Problem details: Pictures stay out of this copy; please retype only the lines from the start of the records through the line with "const blue = '#0B57A5', orange".

=-=-=

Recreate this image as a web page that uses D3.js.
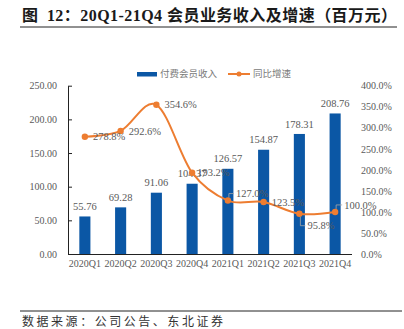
<!DOCTYPE html>
<html>
<head>
<meta charset="utf-8">
<script src="https://cdn.jsdelivr.net/npm/d3@7"></script>
<style>
  html, body { margin: 0; padding: 0; background: #fff; }
  svg { display: block; }
  text { font-family: "Liberation Serif", "Noto Sans CJK SC", serif; }
</style>
</head>
<body>
<div id="chart"></div>
<script>
const quarters = ['2020Q1', '2020Q2', '2020Q3', '2020Q4', '2021Q1', '2021Q2', '2021Q3', '2021Q4'];
const revenue = [55.76, 69.28, 91.06, 104.37, 126.57, 154.87, 178.31, 208.76];
const growth = [278.8, 292.6, 354.6, 193.2, 127.0, 123.5, 95.8, 100.0];
const leftTicks = [0, 50, 100, 150, 200, 250];
const rightTicks = [0, 50, 100, 150, 200, 250, 300, 350, 400];

const W = 404, H = 329;
const blue = '#0B57A5', orange = '#ED7D31', grey = '#595959';

const svg = d3.select('#chart').append('svg')
  .attr('width', W)
  .attr('height', H);

// title + rule
svg.append('text')
  .attr('x', 22).attr('y', 21)
  .attr('font-size', 16).attr('font-weight', 'bold').attr('fill', '#1a1a1a')
  .attr('textLength', 375).attr('lengthAdjust', 'spacing')
  .text('图\u200212：20Q1-21Q4 会员业务收入及增速（百万元）');

svg.append('line')
  .attr('x1', 20).attr('x2', 397).attr('y1', 27).attr('y2', 27)
  .attr('stroke', '#222').attr('stroke-width', 1);

const x = d3.scaleBand()
  .domain(quarters)
  .range([67, 353])
  .paddingInner(0.69)
  .paddingOuter(0.345);

const yL = d3.scaleLinear().domain([0, 250]).range([254, 85.7]);
const yR = d3.scaleLinear().domain([0, 400]).range([254, 85.7]);

// left axis, ticks pointing inward
const axL = svg.append('g')
  .attr('transform', 'translate(68,0)')
  .call(d3.axisLeft(yL).tickValues(leftTicks).tickFormat(d3.format('.2f'))
    .tickSizeInner(-4).tickSizeOuter(0).tickPadding(11));
axL.select('.domain').attr('stroke', '#222');
axL.selectAll('.tick line').attr('stroke', '#222');
axL.selectAll('text').attr('font-size', 10).attr('fill', grey)
  .style('font-family', '"Liberation Serif", serif');

// right axis, labels only
const axR = svg.append('g')
  .attr('transform', 'translate(352,0)')
  .call(d3.axisRight(yR).tickValues(rightTicks).tickFormat(d => d3.format('.1f')(d) + '%')
    .tickSize(0).tickPadding(9));
axR.select('.domain').remove();
axR.selectAll('text').attr('font-size', 10).attr('fill', grey)
  .style('font-family', '"Liberation Serif", serif');

// bars
svg.append('g').selectAll('rect')
  .data(revenue)
  .join('rect')
  .attr('x', (d, i) => x(quarters[i]))
  .attr('y', d => yL(d))
  .attr('width', x.bandwidth())
  .attr('height', d => yL(0) - yL(d))
  .attr('fill', blue);

svg.append('g').selectAll('text')
  .data(revenue)
  .join('text')
  .attr('x', (d, i) => x(quarters[i]) + x.bandwidth() / 2)
  .attr('y', d => yL(d) - 10)
  .attr('dy', '0.35em')
  .attr('text-anchor', 'middle')
  .attr('font-size', 10.5).attr('fill', grey)
  .text(d => d3.format('.2f')(d));

// x axis
const axB = svg.append('g')
  .attr('transform', 'translate(0,254)')
  .call(d3.axisBottom(x).tickSize(0).tickPadding(6));
axB.select('.domain').attr('stroke', '#222').attr('d', 'M68,0.5H352');
axB.selectAll('text').attr('font-size', 10).attr('fill', grey)
  .style('font-family', '"Liberation Serif", serif');

// growth line
const cx = i => x(quarters[i]) + x.bandwidth() / 2;
const line = d3.line()
  .x((d, i) => cx(i))
  .y(d => yR(d))
  .curve(d3.curveCatmullRom.alpha(0));

svg.append('path')
  .datum(growth)
  .attr('d', line)
  .attr('fill', 'none')
  .attr('stroke', orange)
  .attr('stroke-width', 2);

svg.append('g').selectAll('circle')
  .data(growth)
  .join('circle')
  .attr('cx', (d, i) => cx(i))
  .attr('cy', d => yR(d))
  .attr('r', 3.2)
  .attr('fill', orange);

// label placement: a few labels are pushed off the point with a leader line
const shifted = { 4: -7, 6: 12, 7: -7 };
const lbl = svg.append('g');
growth.forEach((d, i) => {
  const px = cx(i), py = yR(d);
  const dy = shifted[i];
  let tx = px + 8, ty = py;
  if (i === 3) tx = px + 5;
  if (dy !== undefined) {
    ty = py + dy;
    tx = px + (i === 7 ? 9 : 8);
    lbl.append('path')
      .attr('d', `M${px + 1},${py + (dy < 0 ? -3 : 3)}V${ty}H${tx - 2}`)
      .attr('fill', 'none')
      .attr('stroke', '#A6A6A6')
      .attr('stroke-width', 0.8);
  }
  lbl.append('text')
    .attr('x', tx).attr('y', ty)
    .attr('dy', '0.35em')
    .attr('font-size', 10.5).attr('fill', grey)
    .text(d3.format('.1f')(d) + '%');
});

// legend
const leg = svg.append('g');
leg.append('rect')
  .attr('x', 137).attr('y', 72).attr('width', 20).attr('height', 4.5)
  .attr('fill', blue);
leg.append('text')
  .attr('x', 160).attr('y', 74).attr('dy', '0.35em')
  .attr('font-size', 9.5).attr('fill', '#7a7a7a')
  .text('付费会员收入');
leg.append('line')
  .attr('x1', 228).attr('x2', 250).attr('y1', 74).attr('y2', 74)
  .attr('stroke', orange).attr('stroke-width', 2);
leg.append('circle')
  .attr('cx', 239).attr('cy', 74).attr('r', 2.5).attr('fill', orange);
leg.append('text')
  .attr('x', 253).attr('y', 74).attr('dy', '0.35em')
  .attr('font-size', 9.5).attr('fill', '#7a7a7a')
  .text('同比增速');

// source
svg.append('line')
  .attr('x1', 20).attr('x2', 402).attr('y1', 311).attr('y2', 311)
  .attr('stroke', '#222').attr('stroke-width', 1);
svg.append('text')
  .attr('x', 22).attr('y', 322).attr('dy', '0.35em')
  .attr('font-size', 12).attr('fill', '#333')
  .attr('textLength', 201).attr('lengthAdjust', 'spacing')
  .text('数据来源：公司公告、东北证券');
</script>
</body>
</html>
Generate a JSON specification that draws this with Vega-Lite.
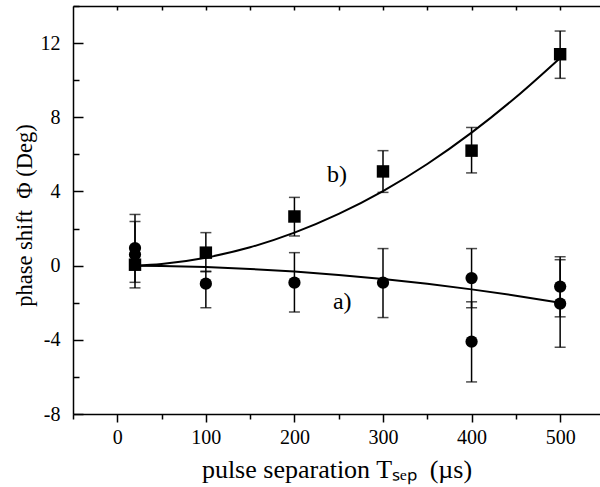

=-=-=

Result for this task:
Recreate this image as a web page that uses D3.js.
<!DOCTYPE html>
<html>
<head>
<meta charset="utf-8">
<script src="https://cdn.jsdelivr.net/npm/d3@7"></script>
<style>
  html, body { margin: 0; padding: 0; background: #fff; }
  svg { display: block; }
  text { font-family: "Liberation Serif", "Noto Sans CJK SC", serif; }
</style>
</head>
<body>
<div id="chart"></div>
<script>
const quarters = ['2020Q1', '2020Q2', '2020Q3', '2020Q4', '2021Q1', '2021Q2', '2021Q3', '2021Q4'];
const revenue = [55.76, 69.28, 91.06, 104.37, 126.57, 154.87, 178.31, 208.76];
const growth = [278.8, 292.6, 354.6, 193.2, 127.0, 123.5, 95.8, 100.0];
const leftTicks = [0, 50, 100, 150, 200, 250];
const rightTicks = [0, 50, 100, 150, 200, 250, 300, 350, 400];

const W = 404, H = 329;
const blue = '#0B57A5', orange = '#ED7D31', grey = '#595959';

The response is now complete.